Like, that's the part that annoys me about him more than anything else, how he's convinced a lot of people that he's "good at business". He's not; if he had just dumped the money his father left him into basically any index fund between the 1970's until 2016, he would have made more money than he had in 2016.
Any idiot can basically match the S&P500, just buy VOO or SPY or something, so I don't consider you a "good" businessman if you don't beat the S&P.
So it doesn't surprise me that he is uninformed and doesn't know how to negotiate.
Did he personally go bankrupt 6 times or did smaller LLCs that own buildings or groups of real estate go bankrupt? Because I think the latter is par for the course if you do enough real estate.
EDIT: Just fact checking this, it's the latter, 6 entities went bankrupt. It looks like the trump organization has 500 entities, so 1.2% bankruptcy rate.
As far as I understand, he did not personally go bankrupt 6 times, but it is his pet projects that go bankrupt [1]. The accountants and money managers deal with any actual profitable businesses.
>> if he had just dumped the money his father left him into basically any index fund between the 1970's until 2016, he would have made more money than he had in 2016
Some investors actually spend money in addition to investing it.
If you earn a high return on your investments every year and then go out and spend the returns on things like a $100 million private jet and a $25 million helicopter instead of reinvesting them, you don't beat the S&P. Does that mean you are a "bad" businessman? To me, to determine if someone is a good businessman, you need to look at what they took out and spent along with what they ended up with.
Not every rich investor is someone like Charlie Munger, who weeks before his death at the age of 99 was upset that if he had worked harder, he "might have had multiple trillions instead of multiple billions". Some people make money to spend money.
Yeah, apparently he's talked about "negotiating down the national debt"? [1]
How the fuck would that even work? Would he just tell all the Americans holding treasury bills that they're only going to get half of their money back? I think that would completely erode any confidence in the US economy, both domestically and internationally.
Well one of the reasons we can be so spendthrift in this country is our financing rates staying so low despite massive amounts of debt. This is due to confidence by global investors and asset managers in the US's economy and ability to pay back its debts.
The US can try to renegotiate or not pay, but that's an overt signal to investors that the US is not reliable and will result in the 10-year Treasury bond rate soaring, probably permanently, which will decimate our country's credit and is an own goal that we probably wouldn't be able to come back from economically.
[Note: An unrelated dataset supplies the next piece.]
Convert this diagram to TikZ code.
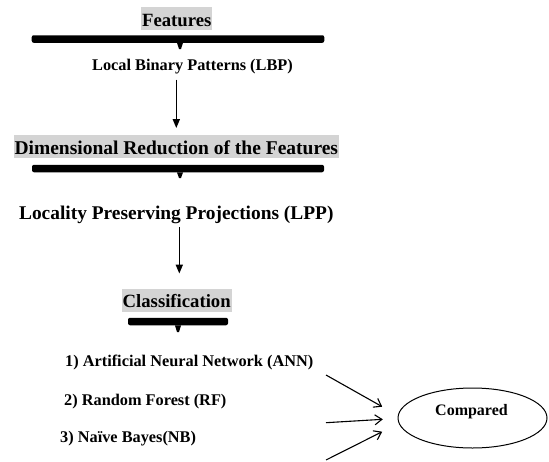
\documentclass[tikz,border=0pt]{standalone}
\usepackage{fontspec}
\setmainfont{Liberation Serif}
\usetikzlibrary{arrows.meta,shapes.geometric}

\tikzset{
	heading/.style={fill=black!17, anchor=base, inner xsep=0.8pt, inner ysep=0.4pt, text height=18.6pt, text depth=3.9pt, font=\fontsize{18.7}{22}\selectfont\bfseries},
	plaintext/.style={anchor=base, inner sep=0pt, font=\fontsize{16.3}{19}\selectfont\bfseries},
	bar/.style={fill=black, inner sep=0pt, minimum height=7.5pt, rounded corners=2pt},
	varrow/.style={line width=1.6pt, -{Triangle[length=9pt,width=7pt]}},
	darrow/.style={line width=1.1pt, -{Straight Barb[length=7pt,width=10pt]}},
	cmpbox/.style={draw, ellipse, line width=1pt, minimum width=149pt, minimum height=60pt, inner sep=0pt}
}
% small tapered tip under a bar: #1 = bar node, #2 = end coordinate
\def\barstub#1#2{\fill (#1.south -| #2) +(-3,0) -- +(3,0) -- ([xshift=1pt]#2) -- ([xshift=-1pt]#2) -- cycle;}

\begin{document}
\begin{tikzpicture}[x=1pt, y=-1pt]
	%%%%% START %%%%%
	\useasboundingbox (0,0) rectangle (549,461);

	\node[heading] (feat) at (176.7,26) {Features};
	\node[bar, minimum width=292.6pt] (bar1) at (178,39) {};
	\coordinate (stub1) at (180,49);
	\barstub{bar1}{stub1}

	\node[plaintext] (lbp) at (192.5,70) {Local Binary Patterns (LBP)};

	\node[heading, font=\fontsize{19.5}{22}\selectfont\bfseries] (dimred) at (176.3,154) {Dimensional Reduction of the Features};
	\node[bar, minimum width=292pt] (bar2) at (178,168.5) {};
	\coordinate (stub2) at (180,178);
	\barstub{bar2}{stub2}

	\node[plaintext, font=\fontsize{19.4}{22}\selectfont\bfseries] (lpp) at (176.3,219) {Locality Preserving Projections (LPP)};

	\node[heading] (cls) at (176.7,307.5) {Classification};
	\node[bar, minimum width=100pt] (bar3) at (178,321.5) {};
	\coordinate (stub3) at (178,332);
	\barstub{bar3}{stub3}

	\node[plaintext, anchor=base west] (ann) at (65,366.5) {1) Artificial Neural Network (ANN)};
	\node[plaintext, anchor=base west] (rf) at (64,405) {2) Random Forest (RF)};
	\node[plaintext, anchor=base west] (nb) at (60,442.7) {3) Naïve Bayes(NB)};

	\node[cmpbox] (cmp) at (472.5,418) {};
	\node[plaintext, font=\fontsize{16}{19}\selectfont\bfseries] (cmptxt) at (471.5,415) {Compared};

	% arrows
	\draw[varrow, shorten <=5.8pt, shorten >=6.7pt] (lbp.south -| dimred.north) -- (dimred.north);
	\coordinate (lppx) at ([xshift=3pt]lpp.south);
	\draw[varrow, shorten <=3.5pt, shorten >=14.7pt] (lppx) -- (lppx |- cls.north);

	\coordinate (s1) at (326,375);
	\coordinate (s2) at (326,422.7);
	\coordinate (s3) at (326,460);
	\draw[darrow] (s1) -- ([xshift=-15.3pt,yshift=11.3pt]cmp.west);
	\draw[darrow] (s2) -- ([xshift=-14.7pt,yshift=-1.3pt]cmp.west);
	\draw[darrow] (s3) -- ([xshift=-15.3pt,yshift=-13.7pt]cmp.west);

	%%%%% END %%%%%
\end{tikzpicture}
\end{document}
> The US can try to renegotiate or not pay, but that's an overt signal to investors that the US is not reliable and will result in the 10-year Treasury bond rate soaring
The 10 year rate is not a force of nature. It is set at auction by investors who believe US t-bonds are a safer resting place than those of the economies that were destroyed by the nukes.
No, it’s like 1/3 foreign, 1/3 domestic, 1/3 the Fed and other money moving between federal agencies.
Presumably the latter would be a wash. Then of the domestic holdings, a big chunk is state and city holdings. Institutional
investors would be mad. Citizens with saving bonds and/or money tied up in t-bills thanks to reddit are a tiny fraction.
Even still, if we assume that the fed is a wash, that suggests that half of the remainder is domestic. I don't think that the orange idiot would start nuking the US. Oh god, I really hope that he's not quite that stupid.